● DIRECTIVE
Retype exactly the lines below, beginning with the first and ending with the line where "kw_CII_y = [0.68, 0.88, 1.0, 1.0, 1.0]" appears.

● MATERIAL
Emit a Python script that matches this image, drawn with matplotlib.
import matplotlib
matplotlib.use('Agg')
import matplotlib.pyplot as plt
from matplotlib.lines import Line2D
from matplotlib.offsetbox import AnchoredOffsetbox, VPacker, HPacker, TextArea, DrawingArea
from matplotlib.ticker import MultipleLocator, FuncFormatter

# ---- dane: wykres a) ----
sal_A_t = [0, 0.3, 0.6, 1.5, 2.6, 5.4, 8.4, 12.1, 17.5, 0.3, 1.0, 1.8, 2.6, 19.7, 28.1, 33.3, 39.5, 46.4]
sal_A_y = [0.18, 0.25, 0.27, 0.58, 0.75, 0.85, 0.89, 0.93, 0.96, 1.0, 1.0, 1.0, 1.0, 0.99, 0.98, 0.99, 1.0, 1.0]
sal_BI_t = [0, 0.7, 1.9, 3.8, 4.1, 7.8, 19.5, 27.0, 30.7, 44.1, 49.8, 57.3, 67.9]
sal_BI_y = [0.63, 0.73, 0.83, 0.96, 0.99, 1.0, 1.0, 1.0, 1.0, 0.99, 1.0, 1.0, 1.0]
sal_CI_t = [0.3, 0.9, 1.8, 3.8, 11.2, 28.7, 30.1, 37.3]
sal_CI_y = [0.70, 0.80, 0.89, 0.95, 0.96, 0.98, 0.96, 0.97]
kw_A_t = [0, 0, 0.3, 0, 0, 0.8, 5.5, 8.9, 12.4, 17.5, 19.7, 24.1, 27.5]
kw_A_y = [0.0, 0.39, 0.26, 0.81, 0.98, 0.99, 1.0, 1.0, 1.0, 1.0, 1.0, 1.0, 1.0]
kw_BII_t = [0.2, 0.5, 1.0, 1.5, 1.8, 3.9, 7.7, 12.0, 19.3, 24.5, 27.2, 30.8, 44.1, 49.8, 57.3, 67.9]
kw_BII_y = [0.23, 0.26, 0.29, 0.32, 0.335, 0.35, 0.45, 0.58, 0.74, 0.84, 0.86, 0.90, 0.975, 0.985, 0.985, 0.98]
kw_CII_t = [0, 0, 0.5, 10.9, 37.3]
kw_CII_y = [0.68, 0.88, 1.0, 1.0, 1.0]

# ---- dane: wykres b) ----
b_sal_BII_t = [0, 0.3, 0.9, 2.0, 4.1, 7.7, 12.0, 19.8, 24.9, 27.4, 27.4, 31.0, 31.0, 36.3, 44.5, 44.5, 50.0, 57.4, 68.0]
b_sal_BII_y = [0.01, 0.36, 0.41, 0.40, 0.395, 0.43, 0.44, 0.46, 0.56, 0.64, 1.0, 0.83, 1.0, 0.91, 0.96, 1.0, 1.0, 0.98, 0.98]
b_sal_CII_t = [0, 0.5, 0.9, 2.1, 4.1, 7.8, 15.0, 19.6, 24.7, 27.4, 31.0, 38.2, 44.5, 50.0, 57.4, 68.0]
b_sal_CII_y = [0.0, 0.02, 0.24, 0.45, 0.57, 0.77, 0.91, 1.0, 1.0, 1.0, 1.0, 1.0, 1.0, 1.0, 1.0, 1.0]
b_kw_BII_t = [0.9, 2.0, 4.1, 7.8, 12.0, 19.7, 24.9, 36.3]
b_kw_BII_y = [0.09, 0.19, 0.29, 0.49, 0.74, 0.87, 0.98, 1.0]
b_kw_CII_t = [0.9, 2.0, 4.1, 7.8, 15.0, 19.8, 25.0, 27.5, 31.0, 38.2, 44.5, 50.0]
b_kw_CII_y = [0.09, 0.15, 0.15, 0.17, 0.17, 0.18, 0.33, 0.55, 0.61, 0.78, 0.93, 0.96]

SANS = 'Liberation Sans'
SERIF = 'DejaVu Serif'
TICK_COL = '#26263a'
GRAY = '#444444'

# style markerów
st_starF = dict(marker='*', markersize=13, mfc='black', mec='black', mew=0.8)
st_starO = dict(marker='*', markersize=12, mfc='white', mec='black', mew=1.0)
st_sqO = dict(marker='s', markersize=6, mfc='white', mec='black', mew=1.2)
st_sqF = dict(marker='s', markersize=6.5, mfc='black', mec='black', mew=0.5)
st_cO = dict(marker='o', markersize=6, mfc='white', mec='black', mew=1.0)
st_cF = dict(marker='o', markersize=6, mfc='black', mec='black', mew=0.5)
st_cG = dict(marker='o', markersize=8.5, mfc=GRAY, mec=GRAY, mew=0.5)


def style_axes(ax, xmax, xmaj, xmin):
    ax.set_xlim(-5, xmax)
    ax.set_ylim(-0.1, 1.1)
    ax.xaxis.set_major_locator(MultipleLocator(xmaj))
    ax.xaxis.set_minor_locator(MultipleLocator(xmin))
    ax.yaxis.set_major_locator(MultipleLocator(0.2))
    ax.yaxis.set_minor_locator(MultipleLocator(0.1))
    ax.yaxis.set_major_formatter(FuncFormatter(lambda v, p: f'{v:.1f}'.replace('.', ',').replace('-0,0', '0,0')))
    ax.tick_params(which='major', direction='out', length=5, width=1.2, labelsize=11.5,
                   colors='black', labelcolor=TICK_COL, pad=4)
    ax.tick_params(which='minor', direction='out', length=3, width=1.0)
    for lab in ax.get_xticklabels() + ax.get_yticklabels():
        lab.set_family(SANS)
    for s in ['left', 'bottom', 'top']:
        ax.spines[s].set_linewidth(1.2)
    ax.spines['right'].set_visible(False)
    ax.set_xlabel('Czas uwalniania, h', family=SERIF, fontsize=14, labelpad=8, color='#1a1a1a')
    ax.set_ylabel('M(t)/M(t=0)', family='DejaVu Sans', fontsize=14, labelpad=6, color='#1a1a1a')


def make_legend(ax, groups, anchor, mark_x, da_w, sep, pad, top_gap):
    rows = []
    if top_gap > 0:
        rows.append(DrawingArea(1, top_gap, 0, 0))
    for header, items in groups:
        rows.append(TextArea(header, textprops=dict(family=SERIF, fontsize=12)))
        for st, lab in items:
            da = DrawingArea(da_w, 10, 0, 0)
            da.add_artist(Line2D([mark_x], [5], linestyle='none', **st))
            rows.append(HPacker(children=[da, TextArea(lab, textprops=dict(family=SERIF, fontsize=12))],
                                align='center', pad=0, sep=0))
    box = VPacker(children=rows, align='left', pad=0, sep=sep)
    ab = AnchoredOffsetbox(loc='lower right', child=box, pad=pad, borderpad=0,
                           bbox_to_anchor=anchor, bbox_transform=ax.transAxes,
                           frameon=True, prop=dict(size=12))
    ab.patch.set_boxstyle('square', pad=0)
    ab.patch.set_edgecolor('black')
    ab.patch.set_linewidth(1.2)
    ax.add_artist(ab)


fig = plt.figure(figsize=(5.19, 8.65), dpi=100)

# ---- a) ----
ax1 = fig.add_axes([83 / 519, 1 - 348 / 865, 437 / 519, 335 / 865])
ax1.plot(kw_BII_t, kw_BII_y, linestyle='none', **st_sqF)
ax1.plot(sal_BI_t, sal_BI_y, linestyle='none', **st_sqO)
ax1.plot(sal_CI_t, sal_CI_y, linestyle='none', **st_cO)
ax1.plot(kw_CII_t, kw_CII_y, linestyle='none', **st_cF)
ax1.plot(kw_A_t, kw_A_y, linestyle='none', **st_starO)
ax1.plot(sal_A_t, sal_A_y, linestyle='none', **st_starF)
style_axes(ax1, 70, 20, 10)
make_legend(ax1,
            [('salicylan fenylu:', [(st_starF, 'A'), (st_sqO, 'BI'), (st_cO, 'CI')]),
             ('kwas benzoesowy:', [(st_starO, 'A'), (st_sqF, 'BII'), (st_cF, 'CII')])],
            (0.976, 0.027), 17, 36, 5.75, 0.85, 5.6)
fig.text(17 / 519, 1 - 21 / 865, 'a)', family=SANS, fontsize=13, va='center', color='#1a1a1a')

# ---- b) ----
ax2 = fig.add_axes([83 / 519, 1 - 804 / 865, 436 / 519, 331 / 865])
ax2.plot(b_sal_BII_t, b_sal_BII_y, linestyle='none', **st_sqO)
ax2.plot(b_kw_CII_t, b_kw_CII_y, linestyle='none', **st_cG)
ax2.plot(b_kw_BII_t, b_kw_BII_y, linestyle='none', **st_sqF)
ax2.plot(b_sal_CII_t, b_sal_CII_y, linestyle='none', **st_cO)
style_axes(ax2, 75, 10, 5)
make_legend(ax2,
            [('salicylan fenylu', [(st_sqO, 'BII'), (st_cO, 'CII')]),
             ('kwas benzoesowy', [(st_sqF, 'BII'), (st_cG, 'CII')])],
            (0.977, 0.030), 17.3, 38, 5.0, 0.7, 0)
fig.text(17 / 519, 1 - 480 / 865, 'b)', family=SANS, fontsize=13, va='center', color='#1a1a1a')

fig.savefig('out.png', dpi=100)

● THE REPLY
Emit a Python script that matches this image, drawn with matplotlib.
import matplotlib
matplotlib.use('Agg')
import matplotlib.pyplot as plt
from matplotlib.lines import Line2D
from matplotlib.offsetbox import AnchoredOffsetbox, VPacker, HPacker, TextArea, DrawingArea
from matplotlib.ticker import MultipleLocator, FuncFormatter

# ---- dane: wykres a) ----
sal_A_t = [0, 0.3, 0.6, 1.5, 2.6, 5.4, 8.4, 12.1, 17.5, 0.3, 1.0, 1.8, 2.6, 19.7, 28.1, 33.3, 39.5, 46.4]
sal_A_y = [0.18, 0.25, 0.27, 0.58, 0.75, 0.85, 0.89, 0.93, 0.96, 1.0, 1.0, 1.0, 1.0, 0.99, 0.98, 0.99, 1.0, 1.0]
sal_BI_t = [0, 0.7, 1.9, 3.8, 4.1, 7.8, 19.5, 27.0, 30.7, 44.1, 49.8, 57.3, 67.9]
sal_BI_y = [0.63, 0.73, 0.83, 0.96, 0.99, 1.0, 1.0, 1.0, 1.0, 0.99, 1.0, 1.0, 1.0]
sal_CI_t = [0.3, 0.9, 1.8, 3.8, 11.2, 28.7, 30.1, 37.3]
sal_CI_y = [0.70, 0.80, 0.89, 0.95, 0.96, 0.98, 0.96, 0.97]
kw_A_t = [0, 0, 0.3, 0, 0, 0.8, 5.5, 8.9, 12.4, 17.5, 19.7, 24.1, 27.5]
kw_A_y = [0.0, 0.39, 0.26, 0.81, 0.98, 0.99, 1.0, 1.0, 1.0, 1.0, 1.0, 1.0, 1.0]
kw_BII_t = [0.2, 0.5, 1.0, 1.5, 1.8, 3.9, 7.7, 12.0, 19.3, 24.5, 27.2, 30.8, 44.1, 49.8, 57.3, 67.9]
kw_BII_y = [0.23, 0.26, 0.29, 0.32, 0.335, 0.35, 0.45, 0.58, 0.74, 0.84, 0.86, 0.90, 0.975, 0.985, 0.985, 0.98]
kw_CII_t = [0, 0, 0.5, 10.9, 37.3]
kw_CII_y = [0.68, 0.88, 1.0, 1.0, 1.0]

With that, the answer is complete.